Thanks for sharing your solution !

Codeei commented 9 months ago

It was a Docker and multiprocessing-related issue regarding IPC and/or shared memory 🤷‍♂️. Adding the --ipc=host flag to the Docker run command fixed it.

Are you also constantly showing processing and the progress bar getting stuck at 0%?

kenomo commented 9 months ago

It was a Docker and multiprocessing-related issue regarding IPC and/or shared memory 🤷‍♂️. Adding the --ipc=host flag to the Docker run command fixed it.

Are you also constantly showing processing and the progress bar getting stuck at 0%?

All workers showed workload but never joined after finishing. I think, that the progress bar got stuck at 0% during processing. Are you running everything inside a Docker container?

Codeei commented 9 months ago

It was a Docker and multiprocessing-related issue regarding IPC and/or shared memory 🤷‍♂️. Adding the --ipc=host flag to the Docker run command fixed it.

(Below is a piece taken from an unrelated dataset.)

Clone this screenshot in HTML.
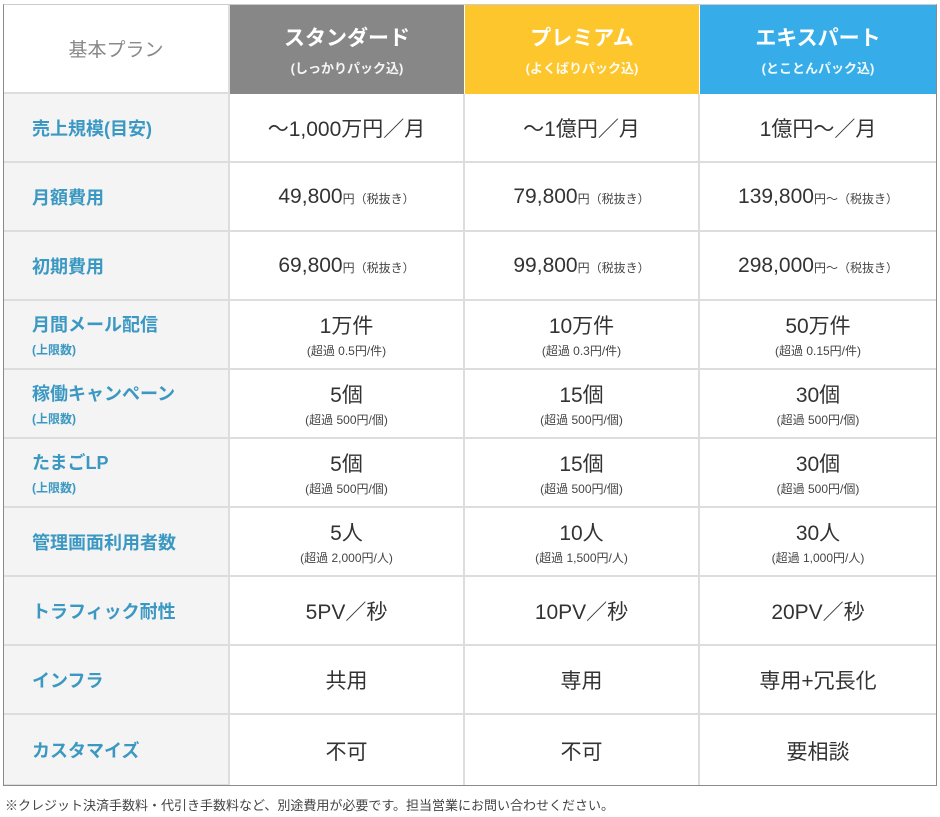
<!DOCTYPE html>
<html><head><meta charset="utf-8"><style>
*{margin:0;padding:0;box-sizing:border-box}
body{width:940px;height:817px;background:#fff;position:relative;overflow:hidden;font-family:"Liberation Sans","Noto Sans CJK JP",sans-serif;color:#333}
.c{position:absolute;display:flex;flex-direction:column;align-items:center;justify-content:center;text-align:center;border-right:2px solid #ddd;border-bottom:2px solid #ddd}
.l{background:#f4f4f4;align-items:flex-start;padding-left:28px;color:#3b98c2;font-weight:bold;font-size:18px}
.l small{font-size:12px;margin-top:4px;color:#3b98c2}
.v{font-size:21px;color:#333}
.v small{font-size:12px;color:#444;margin-top:2px}
.v .u{font-size:12px;color:#444}
.h{color:#fff;font-weight:bold;font-size:21px;border-right:none;border-bottom:none}
.h small{font-size:13px;margin-top:6px;opacity:.92}
#frame{position:absolute;left:3px;top:4px;width:934px;height:782px;border:1px solid #8a8a8a;border-top:1px solid #ccc}
.foot{position:absolute;left:5px;top:795px;font-size:13px;color:#444}
</style></head><body>
<div class="c" style="left:4px;top:5px;width:226px;height:89px;color:#888;font-size:19px;border-bottom:2px solid #ddd">基本プラン</div>
<div class="c h" style="left:230px;top:5px;width:234px;height:89px;background:#878787">スタンダード<small>(しっかりパック込)</small></div>
<div class="c h" style="left:465px;top:5px;width:234px;height:89px;background:#fcc62c">プレミアム<small>(よくばりパック込)</small></div>
<div class="c h" style="left:700px;top:5px;width:236px;height:89px;background:#36ade8">エキスパート<small>(とことんパック込)</small></div>

<div id="rows"></div>
<script>
var rows=[
["売上規模(目安)","","～1,000万円／月","～1億円／月","1億円～／月"],
["月額費用","","49,800<span class=u>円（税抜き）</span>","79,800<span class=u>円（税抜き）</span>","139,800<span class=u>円～（税抜き）</span>"],
["初期費用","","69,800<span class=u>円（税抜き）</span>","99,800<span class=u>円（税抜き）</span>","298,000<span class=u>円～（税抜き）</span>"],
["月間メール配信","(上限数)","1万件<small>(超過 0.5円/件)</small>","10万件<small>(超過 0.3円/件)</small>","50万件<small>(超過 0.15円/件)</small>"],
["稼働キャンペーン","(上限数)","5個<small>(超過 500円/個)</small>","15個<small>(超過 500円/個)</small>","30個<small>(超過 500円/個)</small>"],
["たまごLP","(上限数)","5個<small>(超過 500円/個)</small>","15個<small>(超過 500円/個)</small>","30個<small>(超過 500円/個)</small>"],
["管理画面利用者数","","5人<small>(超過 2,000円/人)</small>","10人<small>(超過 1,500円/人)</small>","30人<small>(超過 1,000円/人)</small>"],
["トラフィック耐性","","5PV／秒","10PV／秒","20PV／秒"],
["インフラ","","共用","専用","専用+冗長化"],
["カスタマイズ","","不可","不可","要相談"]];
var xs=[[4,226],[230,235],[465,235],[700,236]],h="";
function fmt(s){var k=s.indexOf('<small>');if(k<0)return '<div>'+s+'</div>';return '<div>'+s.slice(0,k)+'</div>'+s.slice(k);}
rows.forEach(function(r,i){var t=94+i*69;var hh=i==9?71:69;
h+='<div class="c l" style="left:4px;top:'+t+'px;width:226px;height:'+hh+'px">'+r[0]+(r[1]?'<small>'+r[1]+'</small>':'')+'</div>';
for(var j=1;j<4;j++)h+='<div class="c v" style="left:'+xs[j][0]+'px;top:'+t+'px;width:'+xs[j][1]+'px;height:'+hh+'px;'+(j==3?'border-right:none;':'')+(i==9?'border-bottom:none;':'')+'">'+fmt(r[j+1])+'</div>';});
document.getElementById('rows').innerHTML=h;
</script>
<div id="frame"></div>
<div class="foot">※クレジット決済手数料・代引き手数料など、別途費用が必要です。担当営業にお問い合わせください。</div>
</body></html>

Are you also constantly showing processing and the progress bar getting stuck at 0%?

All workers showed workload but never joined after finishing. I think, that the progress bar got stuck at 0% during processing. Are you running everything inside a Docker container?

Yes, I am running on a GPU rental platform, and I believe a similar issue occurred due to Docker issues. But I am not familiar with Docker's related knowledge, and I am unable to modify Docker's startup command. May I ask if you can tell me a detailed solution?